4. The extra contributions they are demanding (on top of year on year real term pay cuts and masses of job losses) are not going to pensions, they are just being used to plug the deficit. therefore they are just a tax on public sector workers.
It is appalling how private sector employees have been robbed of their pensions as boardroom execs continue to enjoy massive pensions and pay rises, and we are campaigning hard for fair pensions for everyone, not just public sector workers.
Well said
Thanks
Greg
Please remember that we are all in this together or so we were told and army officers , despite their low numbers, should be making a contribution to their pensions. Some public sector pension schemes are funded and others are not and I know that in the 90s many schemes used creative accounting (sorry Richard I am not criticising accountants here) to reduce the monies which companies and public sector schemes paid in contributions. Using your argument, why should I, during my working life when I paid tax, have contributed to the cost of education when I never had children? Tax receipts are pooled and spent according to the political priorities of the Government. We can probably identify which aspects of tax funded expenditure we do not like, but unfortunately on an individual basis we have no real levers to alter it except at election time by casting our vote.
Hi Richard,
Someone really ought to make a quick online tool for public sector workers to calculate how much more they will be paying in contributions under the proposed new arrangements. Would be very useful and interesting…

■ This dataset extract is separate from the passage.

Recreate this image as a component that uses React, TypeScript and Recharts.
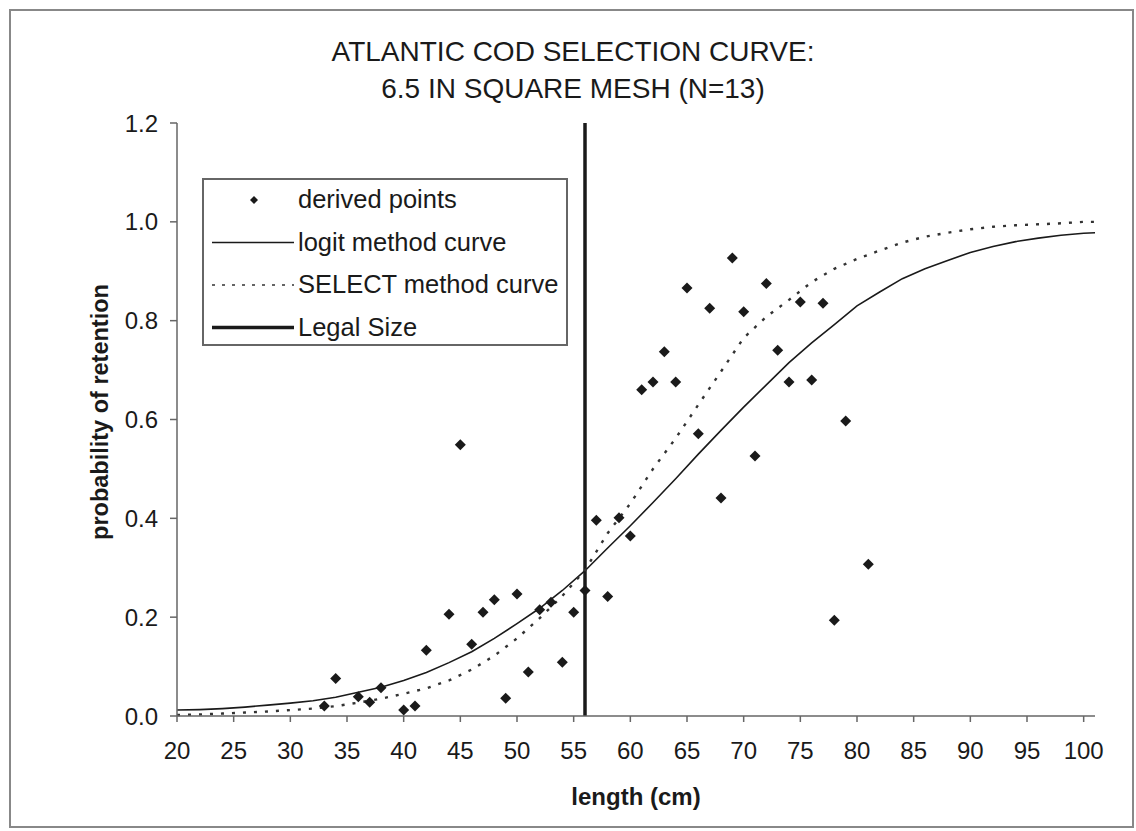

I get a little tired of hearing the “demographic time bomb” argument because I am not convinced it is much more than an excuse to dismantle one aspect of civilised society. The figure that matters is not the proportion of old people in the country: it is the proportion of “dependents”. That is never really discussed in this debate but we have more women in the work place and we have fewer children: we have a lot of people unemployed, and if they were in work the proportions would also shift. The focus on us living longer may well be relevant: but the argument is meaningless as currently conducted, so far as I can see. Where are the numbers which matter and what is the base year which makes sense?